** EXERCISE OBJECTIVE **
Images should be left out, and everything else in the listing reproduced exactly.

## Begin

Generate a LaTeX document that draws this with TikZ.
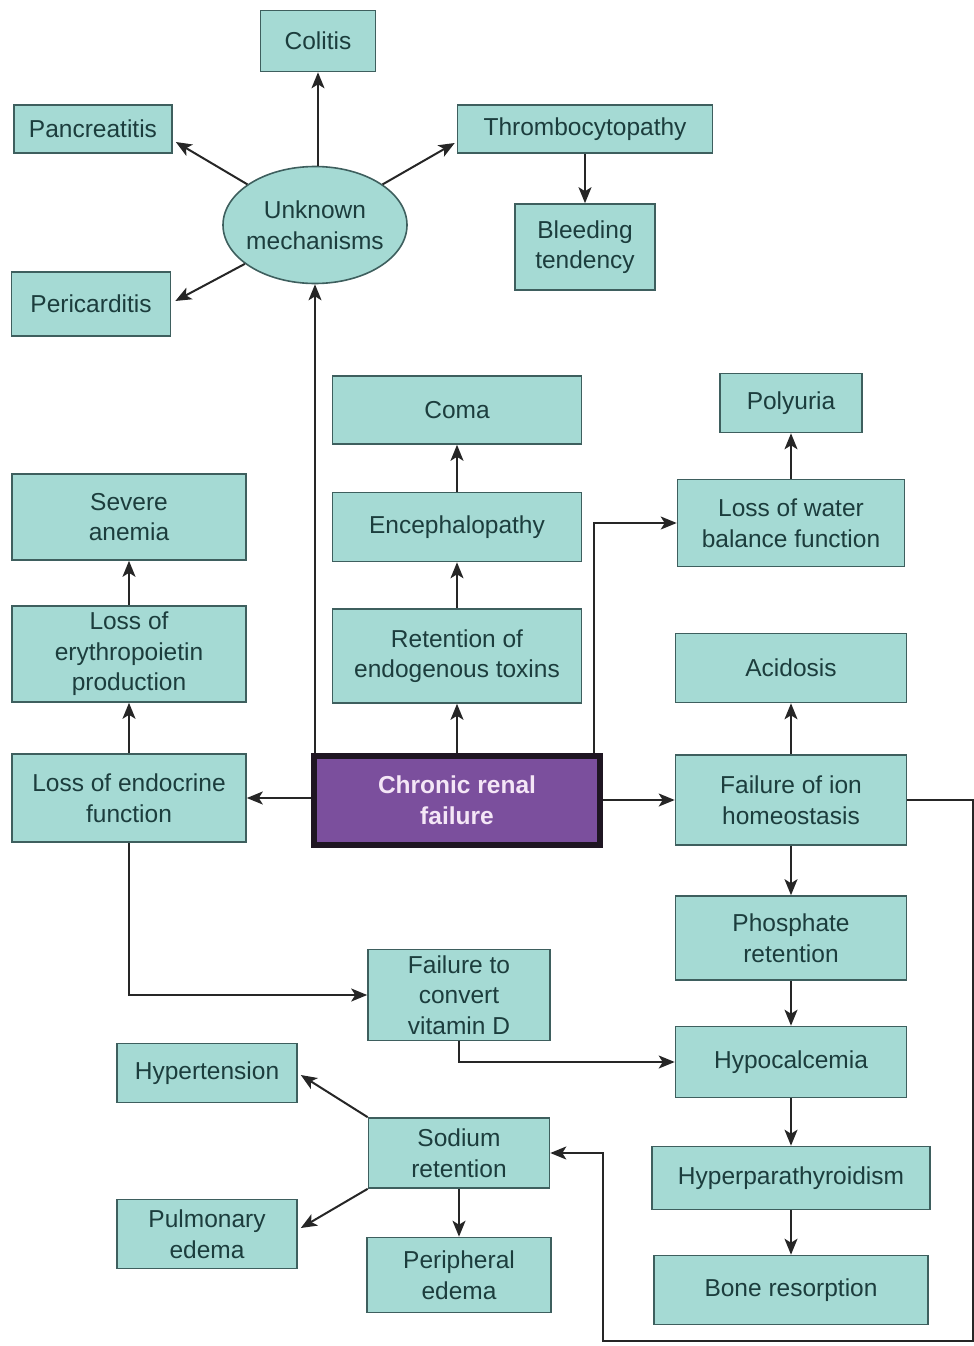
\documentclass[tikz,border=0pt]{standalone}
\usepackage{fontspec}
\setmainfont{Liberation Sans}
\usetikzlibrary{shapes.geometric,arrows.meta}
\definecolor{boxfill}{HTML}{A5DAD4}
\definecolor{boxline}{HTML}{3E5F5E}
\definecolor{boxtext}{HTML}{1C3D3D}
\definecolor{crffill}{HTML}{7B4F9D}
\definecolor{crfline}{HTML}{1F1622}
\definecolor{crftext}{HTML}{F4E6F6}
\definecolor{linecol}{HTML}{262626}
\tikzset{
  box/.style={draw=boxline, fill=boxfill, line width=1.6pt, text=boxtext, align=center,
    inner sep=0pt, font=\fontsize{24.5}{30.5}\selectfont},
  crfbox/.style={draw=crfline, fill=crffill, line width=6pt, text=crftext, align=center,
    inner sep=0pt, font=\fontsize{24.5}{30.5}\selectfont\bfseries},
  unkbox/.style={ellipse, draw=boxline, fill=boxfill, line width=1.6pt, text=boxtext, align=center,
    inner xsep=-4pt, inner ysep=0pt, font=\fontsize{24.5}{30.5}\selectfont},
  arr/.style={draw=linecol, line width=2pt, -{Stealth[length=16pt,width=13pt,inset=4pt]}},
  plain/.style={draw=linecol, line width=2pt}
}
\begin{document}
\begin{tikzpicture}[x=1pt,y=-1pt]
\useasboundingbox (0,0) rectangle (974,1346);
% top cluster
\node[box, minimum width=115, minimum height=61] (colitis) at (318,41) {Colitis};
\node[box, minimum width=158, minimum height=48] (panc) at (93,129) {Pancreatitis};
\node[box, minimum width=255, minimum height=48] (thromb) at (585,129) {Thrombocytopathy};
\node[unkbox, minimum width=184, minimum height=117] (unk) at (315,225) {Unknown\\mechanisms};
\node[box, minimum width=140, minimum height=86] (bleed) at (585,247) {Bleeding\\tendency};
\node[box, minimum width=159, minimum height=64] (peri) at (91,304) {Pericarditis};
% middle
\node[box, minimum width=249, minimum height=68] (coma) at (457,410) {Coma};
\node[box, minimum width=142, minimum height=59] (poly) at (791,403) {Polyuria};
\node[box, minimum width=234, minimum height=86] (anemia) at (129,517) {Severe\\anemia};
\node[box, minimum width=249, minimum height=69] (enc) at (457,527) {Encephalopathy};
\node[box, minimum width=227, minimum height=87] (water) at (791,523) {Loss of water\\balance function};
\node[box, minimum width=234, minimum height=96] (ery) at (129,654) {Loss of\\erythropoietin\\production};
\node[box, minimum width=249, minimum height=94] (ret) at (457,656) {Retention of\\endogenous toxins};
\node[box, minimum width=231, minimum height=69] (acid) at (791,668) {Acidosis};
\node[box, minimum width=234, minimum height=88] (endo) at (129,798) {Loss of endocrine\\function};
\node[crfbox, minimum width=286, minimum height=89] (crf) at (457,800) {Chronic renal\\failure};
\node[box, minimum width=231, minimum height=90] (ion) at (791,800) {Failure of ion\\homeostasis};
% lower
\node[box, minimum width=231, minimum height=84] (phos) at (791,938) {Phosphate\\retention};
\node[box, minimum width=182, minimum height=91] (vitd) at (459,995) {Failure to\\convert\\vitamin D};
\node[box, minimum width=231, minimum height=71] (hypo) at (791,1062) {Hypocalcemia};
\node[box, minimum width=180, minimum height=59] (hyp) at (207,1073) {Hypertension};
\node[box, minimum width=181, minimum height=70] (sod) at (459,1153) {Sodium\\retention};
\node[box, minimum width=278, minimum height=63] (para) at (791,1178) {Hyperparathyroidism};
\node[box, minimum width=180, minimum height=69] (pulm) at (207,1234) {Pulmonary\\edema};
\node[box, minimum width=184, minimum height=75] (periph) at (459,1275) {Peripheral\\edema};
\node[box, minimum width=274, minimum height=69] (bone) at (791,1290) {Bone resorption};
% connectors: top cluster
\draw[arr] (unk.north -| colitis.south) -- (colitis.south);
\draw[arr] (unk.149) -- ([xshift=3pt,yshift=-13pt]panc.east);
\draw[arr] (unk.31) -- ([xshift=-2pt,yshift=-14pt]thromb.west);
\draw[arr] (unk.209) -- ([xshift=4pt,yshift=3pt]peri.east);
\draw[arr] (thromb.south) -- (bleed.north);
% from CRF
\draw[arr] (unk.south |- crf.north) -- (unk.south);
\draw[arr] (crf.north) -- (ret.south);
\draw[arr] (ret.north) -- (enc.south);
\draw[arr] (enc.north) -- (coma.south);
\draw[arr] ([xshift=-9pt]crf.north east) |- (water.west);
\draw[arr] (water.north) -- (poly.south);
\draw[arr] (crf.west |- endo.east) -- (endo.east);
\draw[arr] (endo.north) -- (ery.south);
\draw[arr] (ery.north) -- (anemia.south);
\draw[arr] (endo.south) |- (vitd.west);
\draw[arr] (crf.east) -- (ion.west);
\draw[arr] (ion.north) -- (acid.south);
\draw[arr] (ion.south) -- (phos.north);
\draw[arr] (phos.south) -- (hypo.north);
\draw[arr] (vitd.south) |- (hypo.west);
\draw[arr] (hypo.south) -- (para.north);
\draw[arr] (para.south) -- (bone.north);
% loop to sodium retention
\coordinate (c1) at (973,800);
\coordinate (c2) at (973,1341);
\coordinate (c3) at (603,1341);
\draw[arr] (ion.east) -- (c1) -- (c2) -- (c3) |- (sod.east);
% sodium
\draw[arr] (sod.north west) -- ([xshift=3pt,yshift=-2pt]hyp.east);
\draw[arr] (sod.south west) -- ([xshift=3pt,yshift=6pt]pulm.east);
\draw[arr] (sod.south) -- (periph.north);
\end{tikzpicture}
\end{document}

## End

** OUTPUT OF THE TASK **
Generate a LaTeX document that draws this with TikZ.
\documentclass[tikz,border=0pt]{standalone}
\usepackage{fontspec}
\setmainfont{Liberation Sans}
\usetikzlibrary{shapes.geometric,arrows.meta}
\definecolor{boxfill}{HTML}{A5DAD4}
\definecolor{boxline}{HTML}{3E5F5E}
\definecolor{boxtext}{HTML}{1C3D3D}
\definecolor{crffill}{HTML}{7B4F9D}
\definecolor{crfline}{HTML}{1F1622}
\definecolor{crftext}{HTML}{F4E6F6}
\definecolor{linecol}{HTML}{262626}
\tikzset{
  box/.style={draw=boxline, fill=boxfill, line width=1.6pt, text=boxtext, align=center,
    inner sep=0pt, font=\fontsize{24.5}{30.5}\selectfont},
  crfbox/.style={draw=crfline, fill=crffill, line width=6pt, text=crftext, align=center,
    inner sep=0pt, font=\fontsize{24.5}{30.5}\selectfont\bfseries},
  unkbox/.style={ellipse, draw=boxline, fill=boxfill, line width=1.6pt, text=boxtext, align=center,
    inner xsep=-4pt, inner ysep=0pt, font=\fontsize{24.5}{30.5}\selectfont},
  arr/.style={draw=linecol, line width=2pt, -{Stealth[length=16pt,width=13pt,inset=4pt]}},
  plain/.style={draw=linecol, line width=2pt}
}
\begin{document}
\begin{tikzpicture}[x=1pt,y=-1pt]
\useasboundingbox (0,0) rectangle (974,1346);
% top cluster
\node[box, minimum width=115, minimum height=61] (colitis) at (318,41) {Colitis};
\node[box, minimum width=158, minimum height=48] (panc) at (93,129) {Pancreatitis};
\node[box, minimum width=255, minimum height=48] (thromb) at (585,129) {Thrombocytopathy};
\node[unkbox, minimum width=184, minimum height=117] (unk) at (315,225) {Unknown\\mechanisms};
\node[box, minimum width=140, minimum height=86] (bleed) at (585,247) {Bleeding\\tendency};
\node[box, minimum width=159, minimum height=64] (peri) at (91,304) {Pericarditis};
% middle
\node[box, minimum width=249, minimum height=68] (coma) at (457,410) {Coma};
\node[box, minimum width=142, minimum height=59] (poly) at (791,403) {Polyuria};
\node[box, minimum width=234, minimum height=86] (anemia) at (129,517) {Severe\\anemia};
\node[box, minimum width=249, minimum height=69] (enc) at (457,527) {Encephalopathy};
\node[box, minimum width=227, minimum height=87] (water) at (791,523) {Loss of water\\balance function};
\node[box, minimum width=234, minimum height=96] (ery) at (129,654) {Loss of\\erythropoietin\\production};
\node[box, minimum width=249, minimum height=94] (ret) at (457,656) {Retention of\\endogenous toxins};
\node[box, minimum width=231, minimum height=69] (acid) at (791,668) {Acidosis};
\node[box, minimum width=234, minimum height=88] (endo) at (129,798) {Loss of endocrine\\function};
\node[crfbox, minimum width=286, minimum height=89] (crf) at (457,800) {Chronic renal\\failure};
\node[box, minimum width=231, minimum height=90] (ion) at (791,800) {Failure of ion\\homeostasis};
% lower
\node[box, minimum width=231, minimum height=84] (phos) at (791,938) {Phosphate\\retention};
\node[box, minimum width=182, minimum height=91] (vitd) at (459,995) {Failure to\\convert\\vitamin D};
\node[box, minimum width=231, minimum height=71] (hypo) at (791,1062) {Hypocalcemia};
\node[box, minimum width=180, minimum height=59] (hyp) at (207,1073) {Hypertension};
\node[box, minimum width=181, minimum height=70] (sod) at (459,1153) {Sodium\\retention};
\node[box, minimum width=278, minimum height=63] (para) at (791,1178) {Hyperparathyroidism};
\node[box, minimum width=180, minimum height=69] (pulm) at (207,1234) {Pulmonary\\edema};
\node[box, minimum width=184, minimum height=75] (periph) at (459,1275) {Peripheral\\edema};
\node[box, minimum width=274, minimum height=69] (bone) at (791,1290) {Bone resorption};
% connectors: top cluster
\draw[arr] (unk.north -| colitis.south) -- (colitis.south);
\draw[arr] (unk.149) -- ([xshift=3pt,yshift=-13pt]panc.east);
\draw[arr] (unk.31) -- ([xshift=-2pt,yshift=-14pt]thromb.west);
\draw[arr] (unk.209) -- ([xshift=4pt,yshift=3pt]peri.east);
\draw[arr] (thromb.south) -- (bleed.north);
% from CRF
\draw[arr] (unk.south |- crf.north) -- (unk.south);
\draw[arr] (crf.north) -- (ret.south);
\draw[arr] (ret.north) -- (enc.south);
\draw[arr] (enc.north) -- (coma.south);
\draw[arr] ([xshift=-9pt]crf.north east) |- (water.west);
\draw[arr] (water.north) -- (poly.south);
\draw[arr] (crf.west |- endo.east) -- (endo.east);
\draw[arr] (endo.north) -- (ery.south);
\draw[arr] (ery.north) -- (anemia.south);
\draw[arr] (endo.south) |- (vitd.west);
\draw[arr] (crf.east) -- (ion.west);
\draw[arr] (ion.north) -- (acid.south);
\draw[arr] (ion.south) -- (phos.north);
\draw[arr] (phos.south) -- (hypo.north);
\draw[arr] (vitd.south) |- (hypo.west);
\draw[arr] (hypo.south) -- (para.north);
\draw[arr] (para.south) -- (bone.north);
% loop to sodium retention
\coordinate (c1) at (973,800);
\coordinate (c2) at (973,1341);
\coordinate (c3) at (603,1341);
\draw[arr] (ion.east) -- (c1) -- (c2) -- (c3) |- (sod.east);
% sodium
\draw[arr] (sod.north west) -- ([xshift=3pt,yshift=-2pt]hyp.east);
\draw[arr] (sod.south west) -- ([xshift=3pt,yshift=6pt]pulm.east);
\draw[arr] (sod.south) -- (periph.north);
\end{tikzpicture}
\end{document}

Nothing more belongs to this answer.